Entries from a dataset
----

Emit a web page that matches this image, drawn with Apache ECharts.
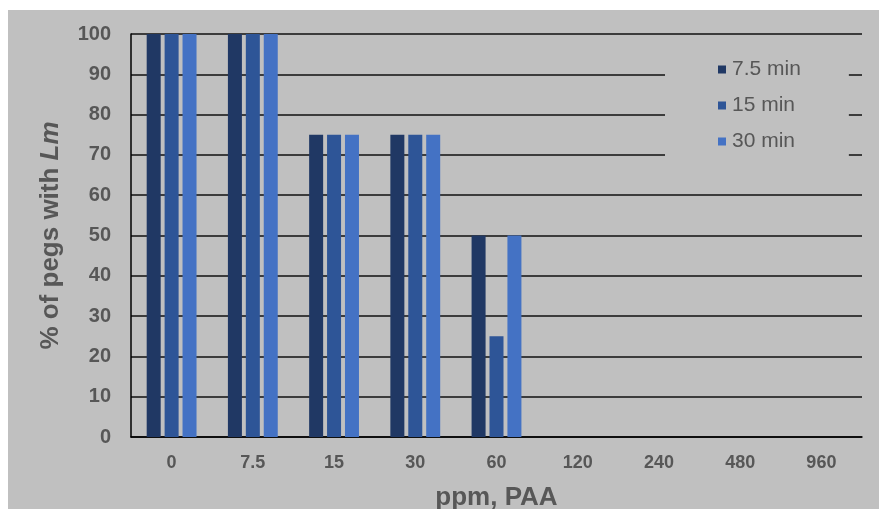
<!DOCTYPE html>
<html>
<head>
<meta charset="utf-8">
<script src="https://cdn.jsdelivr.net/npm/echarts@6/dist/echarts.min.js"></script>
<style>
  html, body { margin: 0; padding: 0; background: #ffffff; overflow: hidden; }
  #chart { position: absolute; left: 8px; top: 10px; width: 871px; height: 499px; background: #c0c0c0; }
</style>
</head>
<body>
<div id="chart"></div>
<script>
// PAA concentrations (ppm) on the category axis
const categories = ['0', '7.5', '15', '30', '60', '120', '240', '480', '960'];
// % of pegs with Lm for each exposure time
const min7_5 = [100, 100, 75, 75, 50, 0, 0, 0, 0];
const min15 = [100, 100, 75, 75, 25, 0, 0, 0, 0];
const min30 = [100, 100, 75, 75, 50, 0, 0, 0, 0];
const seriesNames = ['7.5 min', '15 min', '30 min'];
const yTicks = { min: 0, max: 100, interval: 10 };

const colors = ['#203864', '#2e5597', '#4472c4'];
const textGrey = '#575757';
const font = 'Arial, "Liberation Sans", sans-serif';

function bar(name, data, i) {
  return {
    name: name,
    type: 'bar',
    data: data,
    barWidth: 14,
    barGap: '28%',
    itemStyle: { color: colors[i] },
    emphasis: { disabled: true }
  };
}

const chart = echarts.init(document.getElementById('chart'));
chart.setOption({
  backgroundColor: '#c0c0c0',
  animation: false,
  textStyle: { fontFamily: font },
  grid: { left: 123, right: 17, top: 24, bottom: 72, outerBoundsMode: 'none', containLabel: false },
  legend: {
    orient: 'vertical',
    left: 657,
    top: 36,
    padding: [13, 48, 20, 53],
    backgroundColor: '#c0c0c0',
    itemWidth: 8,
    itemHeight: 8,
    itemGap: 15,
    icon: 'rect',
    textStyle: { color: textGrey, fontSize: 21, fontFamily: font, lineHeight: 20, padding: [0, 0, 0, 1] },
    data: seriesNames
  },
  xAxis: {
    type: 'category',
    data: categories,
    name: 'ppm, PAA',
    nameLocation: 'middle',
    nameGap: 48,
    nameTextStyle: { color: textGrey, fontSize: 26, fontWeight: 'bold', fontFamily: font },
    axisLine: { lineStyle: { color: '#000', width: 1.5 } },
    axisTick: { show: false },
    axisLabel: { color: textGrey, fontSize: 18, fontWeight: 'bold', margin: 17, fontFamily: font }
  },
  yAxis: {
    type: 'value',
    min: yTicks.min,
    max: yTicks.max,
    interval: yTicks.interval,
    name: '{n|% of pegs with }{i|Lm}',
    nameLocation: 'middle',
    nameGap: 67,
    nameRotate: 90,
    nameTextStyle: {
      rich: {
        n: { color: textGrey, fontSize: 26, fontWeight: 'bold', fontFamily: font },
        i: { color: textGrey, fontSize: 26, fontWeight: 'bold', fontStyle: 'italic', fontFamily: font }
      }
    },
    axisLine: { show: true, lineStyle: { color: '#000', width: 1.5 } },
    axisTick: { show: false },
    splitLine: { lineStyle: { color: '#111', width: 1.5 } },
    axisLabel: { color: textGrey, fontSize: 20, fontWeight: 'bold', margin: 20, fontFamily: font }
  },
  series: [
    bar(seriesNames[0], min7_5, 0),
    bar(seriesNames[1], min15, 1),
    bar(seriesNames[2], min30, 2)
  ]
});
</script>
</body>
</html>
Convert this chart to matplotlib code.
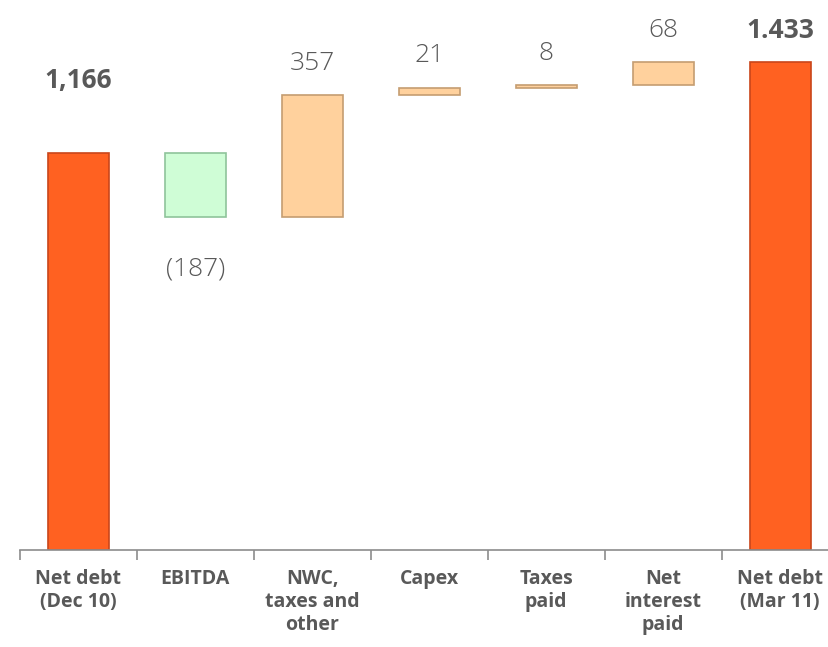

----

CHALLENGE — Give an exact copy of the material, leaving out every picture.

FULL RESPONSE —
Emit a web page that matches this image, drawn with Apache ECharts.
<!DOCTYPE html>
<html>
<head>
<meta charset="utf-8">
<script src="https://cdn.jsdelivr.net/npm/echarts@6/dist/echarts.min.js"></script>
<style>
  html, body { margin: 0; padding: 0; background: #ffffff; overflow: hidden; }
  #chart { position: absolute; left: 8px; top: 10px; width: 871px; height: 499px; background: #c0c0c0; }
</style>
</head>
<body>
<div id="chart"></div>
<script>
// PAA concentrations (ppm) on the category axis
const categories = ['0', '7.5', '15', '30', '60', '120', '240', '480', '960'];
// % of pegs with Lm for each exposure time
const min7_5 = [100, 100, 75, 75, 50, 0, 0, 0, 0];
const min15 = [100, 100, 75, 75, 25, 0, 0, 0, 0];
const min30 = [100, 100, 75, 75, 50, 0, 0, 0, 0];
const seriesNames = ['7.5 min', '15 min', '30 min'];
const yTicks = { min: 0, max: 100, interval: 10 };

const colors = ['#203864', '#2e5597', '#4472c4'];
const textGrey = '#575757';
const font = 'Arial, "Liberation Sans", sans-serif';

function bar(name, data, i) {
  return {
    name: name,
    type: 'bar',
    data: data,
    barWidth: 14,
    barGap: '28%',
    itemStyle: { color: colors[i] },
    emphasis: { disabled: true }
  };
}

const chart = echarts.init(document.getElementById('chart'));
chart.setOption({
  backgroundColor: '#c0c0c0',
  animation: false,
  textStyle: { fontFamily: font },
  grid: { left: 123, right: 17, top: 24, bottom: 72, outerBoundsMode: 'none', containLabel: false },
  legend: {
    orient: 'vertical',
    left: 657,
    top: 36,
    padding: [13, 48, 20, 53],
    backgroundColor: '#c0c0c0',
    itemWidth: 8,
    itemHeight: 8,
    itemGap: 15,
    icon: 'rect',
    textStyle: { color: textGrey, fontSize: 21, fontFamily: font, lineHeight: 20, padding: [0, 0, 0, 1] },
    data: seriesNames
  },
  xAxis: {
    type: 'category',
    data: categories,
    name: 'ppm, PAA',
    nameLocation: 'middle',
    nameGap: 48,
    nameTextStyle: { color: textGrey, fontSize: 26, fontWeight: 'bold', fontFamily: font },
    axisLine: { lineStyle: { color: '#000', width: 1.5 } },
    axisTick: { show: false },
    axisLabel: { color: textGrey, fontSize: 18, fontWeight: 'bold', margin: 17, fontFamily: font }
  },
  yAxis: {
    type: 'value',
    min: yTicks.min,
    max: yTicks.max,
    interval: yTicks.interval,
    name: '{n|% of pegs with }{i|Lm}',
    nameLocation: 'middle',
    nameGap: 67,
    nameRotate: 90,
    nameTextStyle: {
      rich: {
        n: { color: textGrey, fontSize: 26, fontWeight: 'bold', fontFamily: font },
        i: { color: textGrey, fontSize: 26, fontWeight: 'bold', fontStyle: 'italic', fontFamily: font }
      }
    },
    axisLine: { show: true, lineStyle: { color: '#000', width: 1.5 } },
    axisTick: { show: false },
    splitLine: { lineStyle: { color: '#111', width: 1.5 } },
    axisLabel: { color: textGrey, fontSize: 20, fontWeight: 'bold', margin: 20, fontFamily: font }
  },
  series: [
    bar(seriesNames[0], min7_5, 0),
    bar(seriesNames[1], min15, 1),
    bar(seriesNames[2], min30, 2)
  ]
});
</script>
</body>
</html>
Convert this chart to matplotlib code.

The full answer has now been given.